Of course, I found the only two on the planet with that problem. Someone asked if I had contacted NHTSA. YEP, the first few incidents in 2003. Never had a reply.
Jan 23, 2004 (3:47 pm)
I've had my 2002 Ranger for almost two years and 25K miles. Never encountered ANY type of over-revving condition.
The "Check Engine" light came on last week and the dealer replaced some sort of EGR valve under warranty. That's the ONLY problem that has arisen. It does have a few squeaks & rattles though.
Jan 27, 2004 (9:18 pm)
___Your brand new 03 Ranger XLT’s brakes should easily overcome the engine irregardless if you believe the engine was over-revving or not. Secondly, were you born in 1928? Just because you were accident free for the last 1,000,000 miles doesn’t preclude age from having an effect on any of our almost automatic reactions or our usually safe and highly honed driving skills. It was one thing to say one Ranger has a problem similar to yours but two different Rangers? There are already millions of miles driven in the 03 Ranger and I have never heard of this happening with any one vehicle let alone 2 by the same driver? Even the rich mixture at initial start doesn’t fly … Every car I own does this when just stated and warming up.
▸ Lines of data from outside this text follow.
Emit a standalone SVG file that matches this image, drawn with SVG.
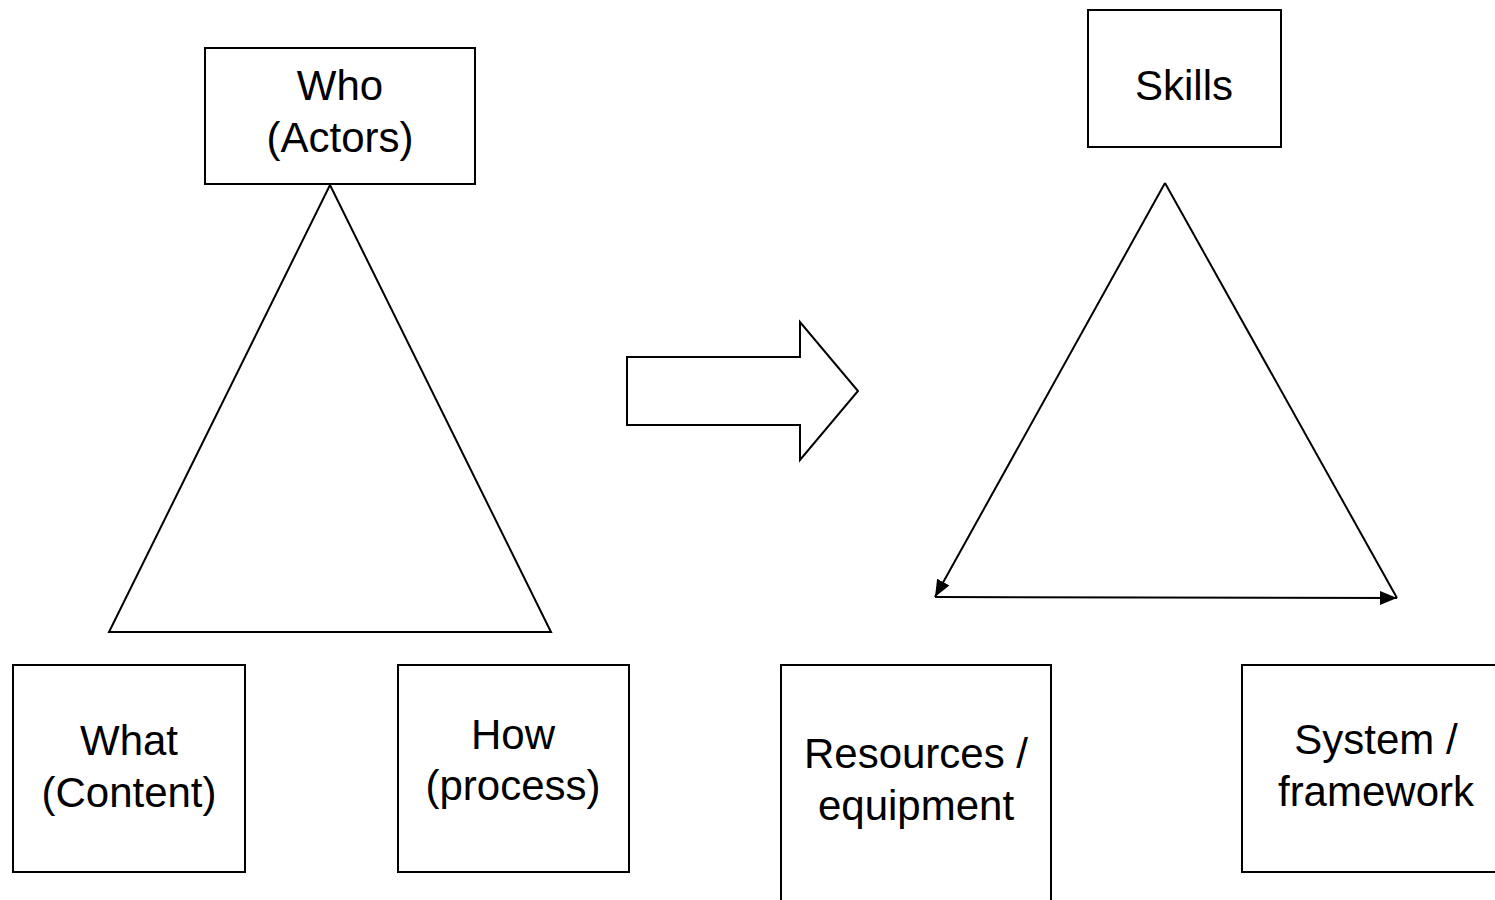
<svg xmlns="http://www.w3.org/2000/svg" width="1495" height="900" viewBox="0 0 1495 900">
  <style>
    .box { fill: #ffffff; stroke: #000000; stroke-width: 2; }
    .shape { fill: #ffffff; stroke: #000000; stroke-width: 2; stroke-linejoin: miter; }
    .edge { fill: none; stroke: #000000; stroke-width: 2; }
    .lbl { font-family: "Liberation Sans", Arial, sans-serif; font-size: 42px; fill: #000000; text-anchor: middle; }
  </style>
  <defs>
    <marker id="ah" markerUnits="userSpaceOnUse" markerWidth="18" markerHeight="14" refX="17" refY="7" orient="auto">
      <path d="M0,0 L17,7 L0,14 z" fill="#000000"/>
    </marker>
  </defs>
  <rect width="1495" height="900" fill="#ffffff"/>

  <g id="connectors">
    <polygon id="left-triangle" class="shape" points="330,185 551,632 109,632"/>
    <polygon id="transition-arrow" class="shape" points="627,357 800,357 800,322 858,391 800,460 800,425 627,425"/>
    <line class="edge" x1="1165" y1="183" x2="1397" y2="598"/>
    <line class="edge" x1="1165" y1="183" x2="935" y2="597" marker-end="url(#ah)"/>
    <line class="edge" x1="935" y1="597" x2="1397" y2="598" marker-end="url(#ah)"/>
  </g>

  <g id="who">
    <rect class="box" x="205" y="48" width="270" height="136"/>
    <text class="lbl" x="340" y="100">Who</text>
    <text class="lbl" x="340" y="152">(Actors)</text>
  </g>

  <g id="what">
    <rect class="box" x="13" y="665" width="232" height="207"/>
    <text class="lbl" x="129" y="755">What</text>
    <text class="lbl" x="129" y="807">(Content)</text>
  </g>

  <g id="how">
    <rect class="box" x="398" y="665" width="231" height="207"/>
    <text class="lbl" x="513" y="749">How</text>
    <text class="lbl" x="513" y="800">(process)</text>
  </g>

  <g id="skills">
    <rect class="box" x="1088" y="10" width="193" height="137"/>
    <text class="lbl" x="1184" y="100">Skills</text>
  </g>

  <g id="resources">
    <rect class="box" x="781" y="665" width="270" height="250"/>
    <text class="lbl" x="916" y="768">Resources /</text>
    <text class="lbl" x="916" y="820">equipment</text>
  </g>

  <g id="system">
    <rect class="box" x="1242" y="665" width="268" height="207"/>
    <text class="lbl" x="1376" y="754">System /</text>
    <text class="lbl" x="1376" y="806">framework</text>
  </g>
</svg>
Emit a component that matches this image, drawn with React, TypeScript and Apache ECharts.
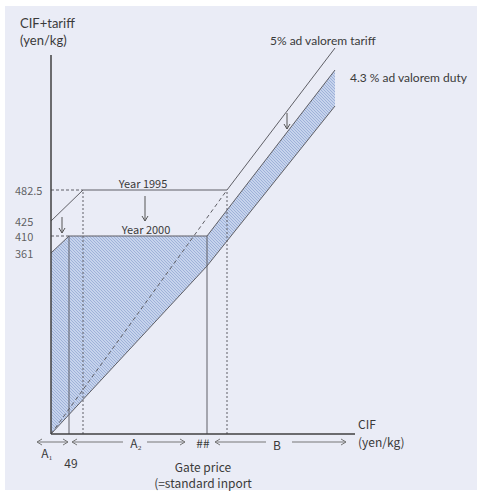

Afterwards, they settle in to the 750 – 900 RPM range normal idle.
___Wayne R. Gerdes
Jan 29, 2004 (1:42 pm)
I'm not saying that the problems with the Ranger are your fault, but after Audi's reputation was trashed by 60 minutes due to the "unintended acceleration" fiasco, it was later proved to be driver error associated with drivers hitting the wrong pedal.